By the time your postcards arrive, the homeowners who were going to act quickly have already scheduled inspections with someone else. You’re mailing to a colder list. Your response rate drops because you missed the window.
What Slows Down Roofing Postcards After a Storm
Most roofing contractors don’t lose the timing battle because they’re slow to act. They lose because their vendor’s process has too many handoffs.
No pre-approved templates. If you don’t have storm-response artwork already designed and approved, you’re starting from zero when the storm hits. Design takes a day. Revisions take another day. You’ve lost 48 hours before the job even goes to print.
Remote fulfillment. National vendors take your order in one city and ship it to a print facility in another state. That’s two days gone just on logistics before any printing happens.
Batching. Some vendors wait until they have enough jobs to justify a print run. If your order comes in on a Wednesday and they don’t print until Friday, you’ve lost two more days.
Multi-facility handoffs. Design happens in one building. Printing happens in another. Mailing happens in a third. Every handoff adds time. Every shipment between facilities adds risk.
For roofing postcards in Oklahoma City, those delays are the difference between first contact and second place.
Why Same-Building Fulfillment in Oklahoma City Is Faster
When design, printing, sorting, and USPS induction all happen at the same address — 1910 S Nicklas Avenue in Oklahoma City — there are no handoffs. No shipments between facilities. No waiting on another department in another state to finish their part of the job.

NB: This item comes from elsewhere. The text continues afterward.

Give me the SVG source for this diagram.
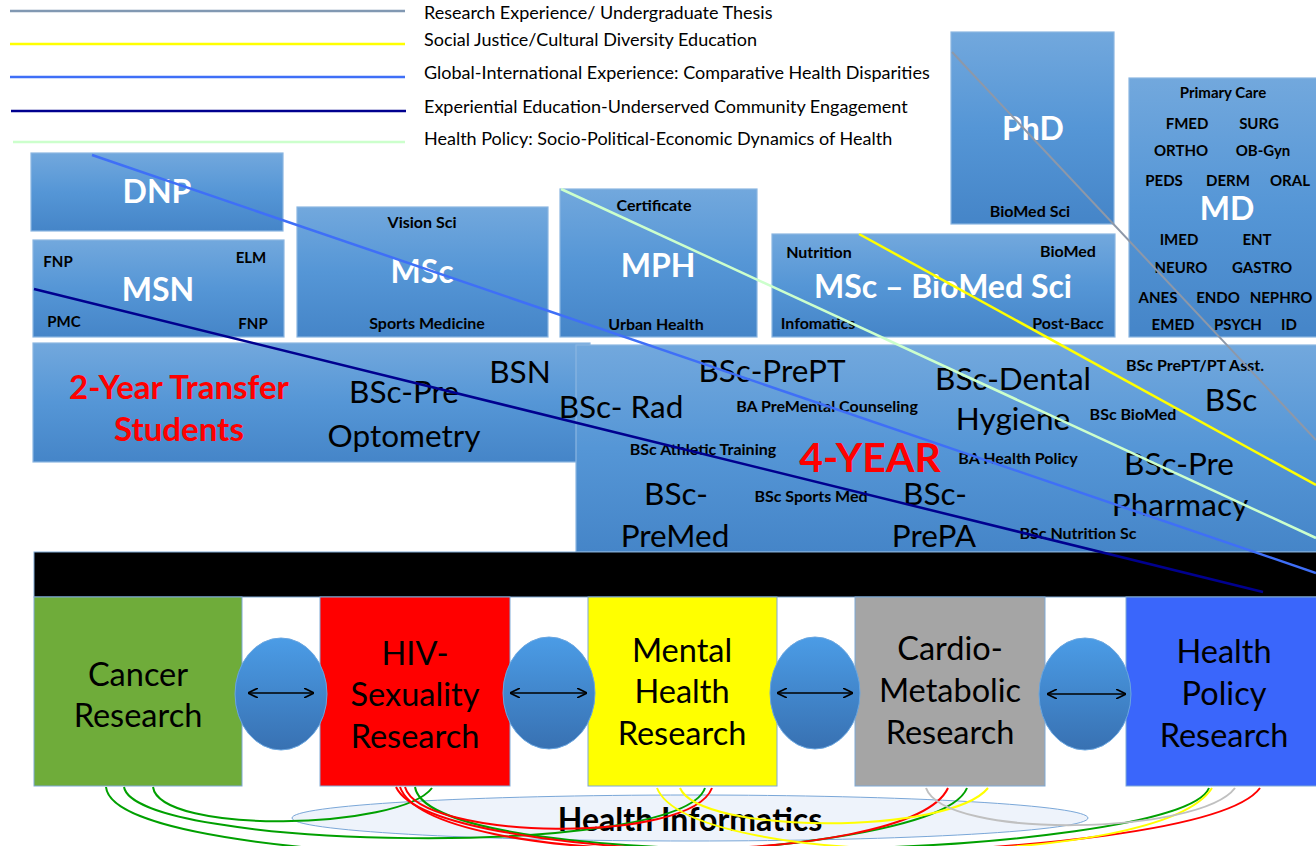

You approve artwork on Wednesday morning. It goes to press Wednesday afternoon. It gets sorted by carrier route Wednesday night. USPS picks it up Thursday morning. Homeowners see it in their mailbox by Saturday.
Mercury Press Plus has been a USPS preferred vendor in Oklahoma for years, which means fewer induction delays and more predictable delivery windows. When a storm hits Yukon or Midwest City or Moore, the postcards don’t travel halfway across the country before they get mailed. They get printed here and mailed here.
There’s another advantage to working with a local printer for storm response direct mail: they understand the geography. They know that Edmond and Deer Creek tend to get hit harder than south Oklahoma City. They know that Moore gets tornadoes in addition to hail, and the damage profile there is different. That knowledge matters when you’re targeting carrier routes based on a storm path instead of blanketing entire ZIP codes.
How to Get Your Roofing Postcards Out Fast When a Storm Hits
Speed after a storm depends on what you have ready before the storm. Here’s what makes the difference between a 48-hour turnaround and a 5-day delay.
Get your storm-response templates designed and approved now. Hail season in Oklahoma runs from March through June. If you wait until after a storm to start designing artwork, you’ve already lost two days. Have your template ready in February. Get it approved. Keep it on file with your printer. When the storm hits, all you do is make a phone call.
Keep your logo, contact information, and brand assets on file. The fastest roofing postcard campaigns are the ones where the contractor already has everything set up. Logo in the right format. Contact details confirmed. Brand colors specified. When a storm rolls through on a Tuesday, the printer doesn’t need to wait for files. They pull your template and go.
Target by carrier route, not by ZIP code. If a storm drops hail on the west side of Edmond, you don’t need to mail to the entire 73013 ZIP code. Target the specific carrier routes that got hit. It saves you money and puts your postcards in front of people who actually have damage. Ask your printer to help you map the storm path to carrier routes. It’s faster and more precise than guessing.
Use 6×9 postcards for storm response. The 6×9 format is big enough to stand out in a stack of mail, simple enough to read in ten seconds, and cheap enough to mail at volume. Bigger formats cost more in postage and don’t convert better. Smaller formats get lost. The 6×9 hits the balance for roofing direct mail in OKC.
Have a decision-maker available to approve artwork same-day. The biggest delay we see is waiting on approval. Storm hits Tuesday. Printer sends proof Tuesday afternoon. Contractor doesn’t respond until Thursday. Postcards don’t mail until Friday. If you want 24-hour turnaround, someone needs to be ready to approve the proof the same day it gets sent.
Can You Handle Same-Day Requests from Multiple Roofers After a Big Storm?
Honest answer: it depends on the size of the storm and how many contractors call at once.
After a major hail event that hits multiple cities across the metro — Edmond, Yukon, Moore all in one day — demand spikes. We handle jobs on a first-come, first-served basis. The contractor who calls Tuesday morning gets priority over the contractor who calls Wednesday afternoon.
If you wait until the evening news confirms the storm, you’re already behind the roofers who were driving through it that morning and called their printer before they got back to the shop.
Our recommendation: call immediately when you know a storm has hit your target area. Don’t wait to see if other roofers are going to mail. They are. The question is whether your postcards land before theirs.
Get Your Templates Ready Before Hail Season Starts
The roofing contractors who win the storm-response battle don’t wait until a storm hits to figure out their direct mail strategy. They get their templates designed in February. They confirm their printer can turn jobs around in 24 to 48 hours. They keep their contact information and brand assets on file so there’s no delay when it matters.
If you’re still working with an out-of-state vendor who takes a week to get your roofing postcards in the mail, you’re losing jobs to competitors who mail faster. It’s that simple.